<<<<
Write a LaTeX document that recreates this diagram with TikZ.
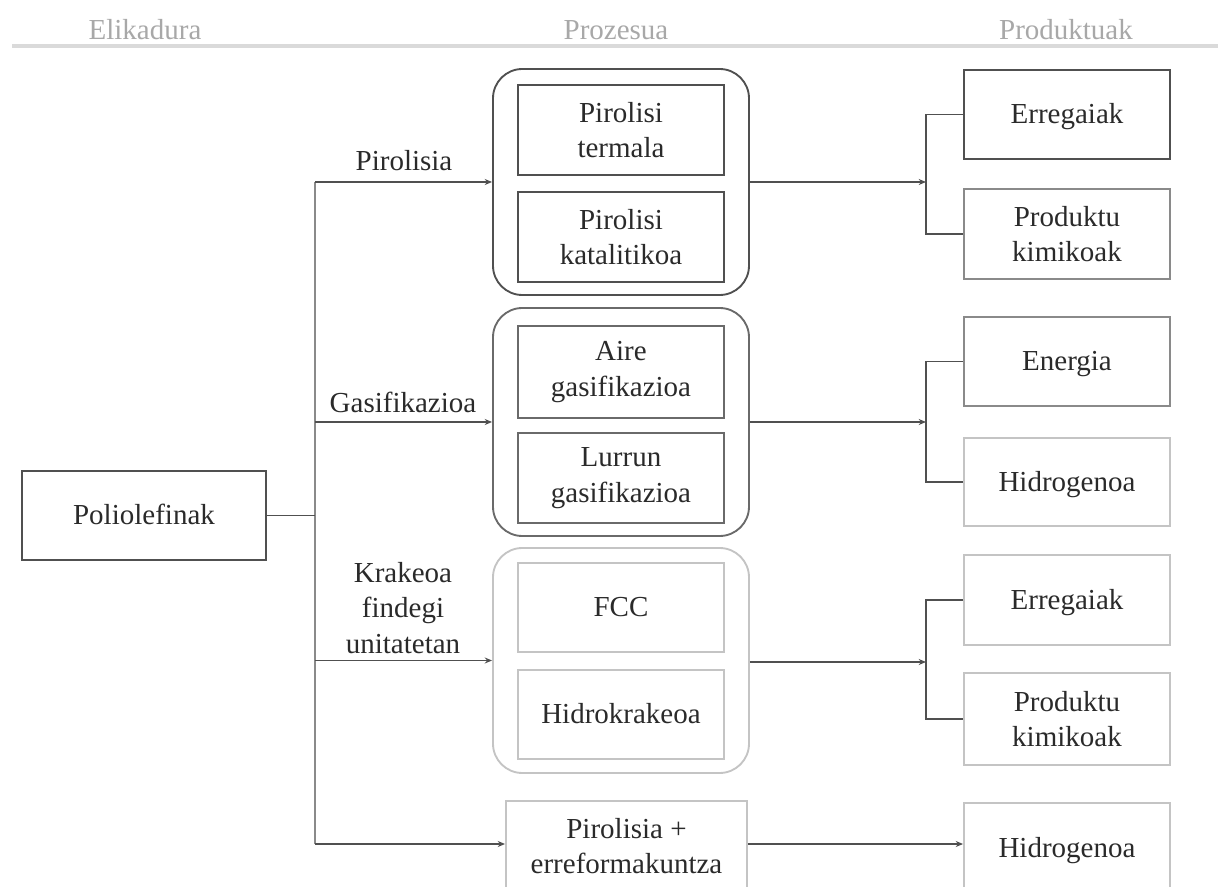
\documentclass[tikz,border=0pt]{standalone}
\usepackage{fontspec}
\setmainfont{Liberation Serif}
\usetikzlibrary{arrows.meta}
\definecolor{cdark}{HTML}{505050}
\definecolor{cmid}{HTML}{8A8A8A}
\definecolor{clight}{HTML}{C4C4C4}
\definecolor{ctext}{HTML}{2A2A2A}
\definecolor{chead}{HTML}{A8A8A8}
\definecolor{cline}{HTML}{DADADA}
\begin{document}
\begin{tikzpicture}[x=0.75pt,y=-0.75pt,
  every node/.style={font=\fontsize{21.75}{26.5}\selectfont, text=ctext, align=center, inner sep=0pt},
  hdr/.style={text=chead, anchor=base},
  box/.style={draw=cdark, line width=1.4pt, rectangle, minimum width=154.5pt, minimum height=67.5pt},
  one/.style={text height=15pt, text depth=1pt},
  grp/.style={draw=cdark, line width=1.4pt, rectangle, rounded corners=22pt, minimum width=192pt},
  conn/.style={draw=cdark, line width=1.4pt},
  arr/.style={conn, -{Stealth[length=5.5pt,width=4.5pt]}},
  lbl/.style={anchor=base}
]
\useasboundingbox (0,0) rectangle (1218,887);
\clip (0,0) rectangle (1218,887);

% header
\node[hdr] (h1) at (145,40) {Elikadura};
\node[hdr] (h2) at (616,40) {Prozesua};
\node[hdr] (h3) at (1066,40) {Produktuak};
\coordinate (hl1) at (12,46);
\coordinate (hl2) at (1218,46);
\draw[cline, line width=3pt] (hl1) -- (hl2);

% feed
\node[box, one, minimum width=183pt, minimum height=66.75pt] (poli) at (144,515.5) {Poliolefinak};

% process groups
\node[grp, minimum height=169.5pt] (g1) at (621,182) {};
\node[box] (p1a) at (621,130) {Pirolisi\\termala};
\node[box] (p1b) at (621,237) {Pirolisi\\katalitikoa};

\node[grp, draw=cdark!85, minimum height=171pt] (g2) at (621,422) {};
\node[box, draw=cdark!85, minimum height=69pt] (p2a) at (621,372) {Aire\\gasifikazioa};
\node[box, draw=cdark!85] (p2b) at (621,478) {Lurrun\\gasifikazioa};

\node[grp, draw=clight, minimum height=168.75pt] (g3) at (621,660.5) {};
\node[box, one, draw=clight, minimum height=66.75pt] (p3a) at (621,607.5) {FCC};
\node[box, one, draw=clight, minimum height=66.75pt] (p3b) at (621,714.5) {Hidrokrakeoa};

\node[box, draw=clight, minimum width=180.75pt, minimum height=67.5pt] (p4) at (626.5,846) {Pirolisia +\\erreformakuntza};

% products
\node[box, one, minimum height=66.75pt] (r1a) at (1067,114.5) {Erregaiak};
\node[box, draw=cmid] (r1b) at (1067,234) {Produktu\\kimikoak};
\node[box, one, draw=cmid, minimum height=66.75pt] (r2a) at (1067,361.5) {Energia};
\node[box, one, draw=clight, minimum height=66pt] (r2b) at (1067,482) {Hidrogenoa};
\node[box, one, draw=clight] (r3a) at (1067,600) {Erregaiak};
\node[box, draw=clight, minimum height=69pt] (r3b) at (1067,719) {Produktu\\kimikoak};
\node[box, one, draw=clight] (r4) at (1067,848) {Hidrogenoa};

% trunk
\coordinate (tTop) at (315,182);
\coordinate (tBot) at (315,844);
\draw[conn, draw=cmid] (tTop) -- (tBot);
\draw[conn] (poli.east) -- (poli.east -| tTop);

% inputs
\draw[arr] (tTop) -- (g1.west);
\draw[arr] (tTop |- g2.west) -- (g2.west);
\draw[arr] (tTop |- g3.west) -- (g3.west);
\draw[arr] (tBot) -- (tBot -| p4.west);

% labels
\node[lbl] (l1) at (404,171) {Pirolisia};
\node[lbl] (l2) at (403,413) {Gasifikazioa};
\node (l3) at (403,608) {Krakeoa\\findegi\\unitatetan};

% outputs with brackets
\coordinate (k1) at (926,182);
\coordinate (k2) at (926,422);
\coordinate (k3) at (926,662);
\draw[arr] (g1.east) -- (k1);
\draw[arr] (g2.east) -- (k2);
\draw[arr] (g3.east |- k3) -- (k3);
\draw[conn] (r1a.west) -| (k1) |- (r1b.west);
\draw[conn] (r2a.west) -| (k2) |- (r2b.west);
\draw[conn] (r3a.west) -| (k3) |- (r3b.west);
\draw[arr] (tBot -| p4.east) -- (tBot -| r4.west);
\end{tikzpicture}
\end{document}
>>>>
Your task is to return the lines above, from the first one up to and including the line containing "minimum width=180.75pt, minimum", minus any pictures.

Write a LaTeX document that recreates this diagram with TikZ.
\documentclass[tikz,border=0pt]{standalone}
\usepackage{fontspec}
\setmainfont{Liberation Serif}
\usetikzlibrary{arrows.meta}
\definecolor{cdark}{HTML}{505050}
\definecolor{cmid}{HTML}{8A8A8A}
\definecolor{clight}{HTML}{C4C4C4}
\definecolor{ctext}{HTML}{2A2A2A}
\definecolor{chead}{HTML}{A8A8A8}
\definecolor{cline}{HTML}{DADADA}
\begin{document}
\begin{tikzpicture}[x=0.75pt,y=-0.75pt,
  every node/.style={font=\fontsize{21.75}{26.5}\selectfont, text=ctext, align=center, inner sep=0pt},
  hdr/.style={text=chead, anchor=base},
  box/.style={draw=cdark, line width=1.4pt, rectangle, minimum width=154.5pt, minimum height=67.5pt},
  one/.style={text height=15pt, text depth=1pt},
  grp/.style={draw=cdark, line width=1.4pt, rectangle, rounded corners=22pt, minimum width=192pt},
  conn/.style={draw=cdark, line width=1.4pt},
  arr/.style={conn, -{Stealth[length=5.5pt,width=4.5pt]}},
  lbl/.style={anchor=base}
]
\useasboundingbox (0,0) rectangle (1218,887);
\clip (0,0) rectangle (1218,887);

% header
\node[hdr] (h1) at (145,40) {Elikadura};
\node[hdr] (h2) at (616,40) {Prozesua};
\node[hdr] (h3) at (1066,40) {Produktuak};
\coordinate (hl1) at (12,46);
\coordinate (hl2) at (1218,46);
\draw[cline, line width=3pt] (hl1) -- (hl2);

% feed
\node[box, one, minimum width=183pt, minimum height=66.75pt] (poli) at (144,515.5) {Poliolefinak};

% process groups
\node[grp, minimum height=169.5pt] (g1) at (621,182) {};
\node[box] (p1a) at (621,130) {Pirolisi\\termala};
\node[box] (p1b) at (621,237) {Pirolisi\\katalitikoa};

\node[grp, draw=cdark!85, minimum height=171pt] (g2) at (621,422) {};
\node[box, draw=cdark!85, minimum height=69pt] (p2a) at (621,372) {Aire\\gasifikazioa};
\node[box, draw=cdark!85] (p2b) at (621,478) {Lurrun\\gasifikazioa};

\node[grp, draw=clight, minimum height=168.75pt] (g3) at (621,660.5) {};
\node[box, one, draw=clight, minimum height=66.75pt] (p3a) at (621,607.5) {FCC};
\node[box, one, draw=clight, minimum height=66.75pt] (p3b) at (621,714.5) {Hidrokrakeoa};

\node[box, draw=clight, minimum width=180.75pt, minimum height=67.5pt] (p4) at (626.5,846) {Pirolisia +\\erreformakuntza};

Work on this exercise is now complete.